Bondholders Bail Out Of Municipal Bonds As the Supply Drops

ONLY Ebenezer Scrooge could be happy with the rout the municipal bond market has taken this year.

The number of new issues is down sharply, and refinancing of existing bonds also has fallen to a low level. Bondholders have been bailing out of municipal bonds (``munis'') as quickly as they can speed-dial their brokers. A modern-day Scrooge, with stacks of munis in his portfolio and the financial ability to hold them, might welcome the fewer new issues, saying ``the better to drive up the value of existing older bonds.''

Given the rise in interest rates, however, the outlook for the next few months isn't much better. Bond prices move inversely to interest rates. As rates climb, bond prices drop.

While the bond market, in general, has stabilized recently, ``there's the possibility that we may encounter another selling wave,'' says Arnold Kaufman, editor of ``The Outlook,'' a financial digest published by Standard & Poor's Corporation.

``The sell-off in municipal bonds in October and November of this year was somewhat of a scary drop,'' as investors in bond mutual funds and individual bondholders divested holdings, Mr. Kaufman notes. Within the bond market, all eyes are on the Federal Reserve, which has boosted interest rates to ward off inflation. Inflation erodes the value of existing fixed-income instruments.

In recent years, municipal bonds have become popular because their yields are generally higher than those of United States government bonds and, in some situations, they are exempt from federal, state, or local taxes. Munis are one of the few remaining tax shelters for middle-class Americans.

By the end of 1993, the public held more than $1.1 trillion in outstanding municipal issues. State and local governments sold the bonds to provide financing for taxpayer-supported projects. And the public couldn't seem to find enough bonds to buy.

Last year, a record $289 billion worth of long-term municipal bonds of 13 months or longer maturity were issued or refinanced, says Rich Surich, of Securities Data Company, a financial-reporting firm in Newark, N.J. There were 13,998 new issues.

This year, the number is ``just absolutely down,'' Mr. Surich notes. Through Monday, there were 9,432 new issues and refinancings, valued at $151 billion. That is the lowest volume of new issues since 1990, when bonds with a face value of $126 billion were issued or refinanced.

As for mutual funds investing in municipal bonds, investors have been bailing out in recent months. Thus, the value of assets of long-term national municipal bond funds rose to $141 billion last year; but funds have now fallen to $127 billion in asset value through October 1994, says Malin Jennings, a spokeswoman for the Investment Company Institute, a Washington trade group.

The only area to show stability, she says, is short-term money market funds, where funds with a municipal bond portfolio still attract investor dollars, taking advantage of rising rates.

A number of bond experts believe that investor demand for municipal issues could pick up steam early next year, as interest rates level off. And since it may be that fewer bonds will be issued, bond prices could climb if demand remains steady.
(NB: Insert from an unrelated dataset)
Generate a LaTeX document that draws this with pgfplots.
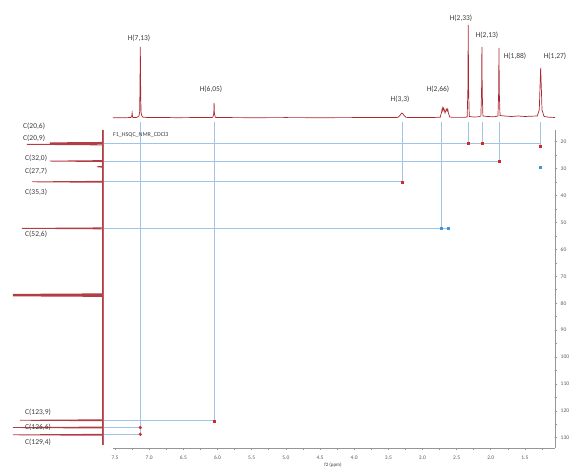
\documentclass[border=0pt]{standalone}
\usepackage{fontspec}
\setmainfont{Carlito}
\usepackage{pgfplots}
\pgfplotsset{compat=1.18}
\definecolor{specred}{RGB}{170,40,48}
\definecolor{guide}{RGB}{160,196,230}
\definecolor{xred}{RGB}{215,40,40}
\definecolor{xblue}{RGB}{60,150,215}
\definecolor{axgray}{RGB}{150,150,150}
\definecolor{txt}{RGB}{60,60,60}
\definecolor{ticktxt}{RGB}{85,90,100}
\newcommand{\lab}{\fontsize{7.5}{8}\selectfont}
\begin{document}
\begin{tikzpicture}
\path[use as bounding box] (0pt,0pt) rectangle (581pt,468pt);
% ---------- main 2D axis
\begin{axis}[
  at={(113pt,20pt)}, anchor=south west, scale only axis,
  width=442pt, height=318pt,
  x dir=reverse, y dir=reverse,
  xmin=1.06, xmax=7.53, ymin=15.65, ymax=133.8,
  axis x line*=bottom, axis y line*=right,
  axis line style={axgray, line width=0.9pt},
  xtick={1.5,2.0,2.5,3.0,3.5,4.0,4.5,5.0,5.5,6.0,6.5,7.0,7.5},
  minor xtick={1.25,1.75,2.25,2.75,3.25,3.75,4.25,4.75,5.25,5.75,6.25,6.75,7.25},
  ytick={20,30,40,50,60,70,80,90,100,110,120,130},
  minor ytick={25,35,45,55,65,75,85,95,105,115,125},
  tick align=outside,
  major tick length=2.2pt, minor tick length=1.6pt,
  tick style={axgray, line width=0.6pt},
  xticklabel style={yshift=-2pt, /pgf/number format/.cd, fixed, fixed zerofill, precision=1},
  ticklabel style={font=\fontsize{5.5}{6.5}\selectfont, text=ticktxt},
  /pgf/number format/assume math mode=true,
  clip=false,
]
% guide lines vertical
\addplot[guide, line width=0.7pt] coordinates {(7.13,12.7) (7.13,128.7)};
\addplot[guide, line width=0.7pt] coordinates {(6.05,12.7) (6.05,123.7)};
\addplot[guide, line width=0.7pt] coordinates {(3.30,12.7) (3.30,34.9)};
\addplot[guide, line width=0.7pt] coordinates {(2.72,12.7) (2.72,52.2)};
\addplot[guide, line width=0.7pt] coordinates {(2.33,12.7) (2.33,20.6)};
\addplot[guide, line width=0.7pt] coordinates {(2.13,12.7) (2.13,20.6)};
\addplot[guide, line width=0.7pt] coordinates {(1.88,12.7) (1.88,27.3)};
\addplot[guide, line width=0.7pt] coordinates {(1.27,12.7) (1.27,21.4)};
% guide lines horizontal
\addplot[guide, line width=0.7pt] coordinates {(7.68,20.6) (1.27,20.6)};
\addplot[guide, line width=0.7pt] coordinates {(7.68,27.2) (1.88,27.2)};
\addplot[guide, line width=0.7pt] coordinates {(7.68,34.9) (3.30,34.9)};
\addplot[guide, line width=0.7pt] coordinates {(7.68,52.2) (2.62,52.2)};
\addplot[guide, line width=0.7pt] coordinates {(7.68,123.7) (6.05,123.7)};
\addplot[guide, line width=0.7pt] coordinates {(7.68,126.2) (7.13,126.2)};
\addplot[guide, line width=0.7pt] coordinates {(7.68,128.7) (7.13,128.7)};
% cross peaks
\addplot[only marks, mark=square*, mark size=1.0pt, xred] coordinates {
 (2.33,20.6) (2.13,20.6) (1.27,21.5) (1.88,27.4) (3.30,34.9) (6.05,123.7)};
\addplot[only marks, mark=*, mark size=1.4pt, xred] coordinates {
 (7.13,126.2) (7.13,128.7)};
\addplot[only marks, mark=square*, mark size=1.0pt, xblue] coordinates {
 (1.27,29.3) (2.72,52.2) (2.62,52.2)};
\end{axis}
% ---------- top 1H spectrum
\begin{axis}[
  at={(113pt,350pt)}, anchor=south west, scale only axis,
  width=442pt, height=100pt,
  x dir=reverse, xmin=1.06, xmax=7.53, ymin=0, ymax=100,
  hide axis, clip=false,
]
\addplot[specred, line width=0.7pt] coordinates {
(7.53,0.3) (7.40,0.2) (7.30,0.4) (7.27,0.5) (7.255,2) (7.25,5) (7.245,2) (7.24,0.5)
(7.18,0.6) (7.15,2) (7.14,6) (7.135,30) (7.13,71) (7.125,30) (7.12,6) (7.11,2.5) (7.09,0.8)
(7.0,0.4) (6.8,0.5) (6.6,0.3) (6.4,0.4) (6.2,0.5) (6.07,0.6) (6.055,4) (6.05,15) (6.045,4) (6.03,0.6)
(5.8,0.4) (5.5,0.3) (5.0,0.4) (4.5,0.3) (4.0,0.4) (3.6,0.4) (3.36,0.6) (3.33,2.5) (3.31,4.5)
(3.30,5) (3.29,4.5) (3.27,2.5) (3.24,0.6) (3.0,0.5) (2.8,0.6) (2.74,0.8) (2.72,6) (2.71,10)
(2.70,7) (2.69,10) (2.68,8) (2.67,5) (2.65,9) (2.64,7) (2.63,9) (2.62,5) (2.60,1) (2.55,0.6)
(2.40,0.6) (2.345,1) (2.335,30) (2.33,93) (2.325,30) (2.315,1.5) (2.25,1) (2.18,1.2)
(2.145,2) (2.135,25) (2.13,71) (2.125,25) (2.115,2) (2.05,1.5) (1.95,1.2) (1.895,2)
(1.885,25) (1.88,70) (1.875,25) (1.865,2.5) (1.8,2) (1.7,1.5) (1.6,2) (1.5,1.5) (1.4,1.8)
(1.32,2) (1.29,8) (1.28,30) (1.27,50) (1.26,30) (1.25,8) (1.22,1.5) (1.15,0.8) (1.06,0.5)};
\end{axis}
% ---------- left 13C spectrum
\begin{axis}[
  at={(0pt,20pt)}, anchor=south west, scale only axis,
  width=103pt, height=318pt,
  x dir=reverse, y dir=reverse,
  xmin=0, xmax=103, ymin=15.65, ymax=133.8,
  hide axis, clip=false,
]
\addplot[specred!75, line width=2.6pt] coordinates {(0,15.65) (0,132.5)};
\addplot[specred!90, line width=0.8pt] coordinates {
(0.5,15.65) (0.5,20.25) (53,20.4) (0.5,20.5) (53,20.6) (0.5,20.75) (76,21.0) (0.5,21.2)
(0.5,27.0) (53,27.2) (0.5,27.4) (0.5,29.1) (6,29.3) (0.5,29.5)
(0.5,34.7) (71,34.9) (0.5,35.1) (0.5,52.0) (81,52.2) (0.5,52.4)
(0.5,76.5) (90,76.7) (0.5,76.85) (90,77.0) (0.5,77.15) (90,77.3) (0.5,77.5)
(0.5,123.3) (83,123.5) (0.5,123.7) (0.5,126.0) (90,126.2) (0.5,126.4)
(0.5,128.7) (90,128.9) (0.5,129.1) (0.5,132.5)};
\end{axis}
% ---------- labels
\begin{scope}[every node/.style={font=\lab, text=txt, inner sep=0pt}]
\node at (139pt,430pt) {H(7,13)};
\node at (211pt,379pt) {H(6,05)};
\node at (400pt,369pt) {H(3,3)};
\node at (438pt,379pt) {H(2,66)};
\node at (461pt,450pt) {H(2,33)};
\node at (487pt,433pt) {H(2,13)};
\node at (515pt,412pt) {H(1,88)};
\node at (555pt,412pt) {H(1,27)};
\node[anchor=west] at (23pt,342pt) {C(20,6)};
\node[anchor=west] at (23pt,330pt) {C(20,9)};
\node[anchor=west] at (25pt,310pt) {C(32,0)};
\node[anchor=west] at (25pt,297pt) {C(27,7)};
\node[anchor=west] at (25pt,276pt) {C(35,3)};
\node[anchor=west] at (25pt,234pt) {C(52,6)};
\node[anchor=west] at (25pt,56pt) {C(123,9)};
\node[anchor=west] at (25pt,41pt) {C(126,6)};
\node[anchor=west] at (25pt,26pt) {C(129,4)};
\node[anchor=west, font=\fontsize{6}{7}\selectfont] at (113pt,333pt) {F1\_HSQC\_NMR\_CDCl3};
\node[font=\fontsize{5}{6}\selectfont] at (333pt,3pt) {f2 (ppm)};
\end{scope}
\end{tikzpicture}
\end{document}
Still, with inflation-forecasting models remaining strong, this is a time for caution regarding the bond market, says James Stack, editor of InvesTech, a market newsletter. While Fed rate increases have an impact on short-term interest rates, market forces drive long-term bond prices, he says. A strong Christmas season retail season could push long-term rates higher and, thus, drive down bond prices, Stack explains.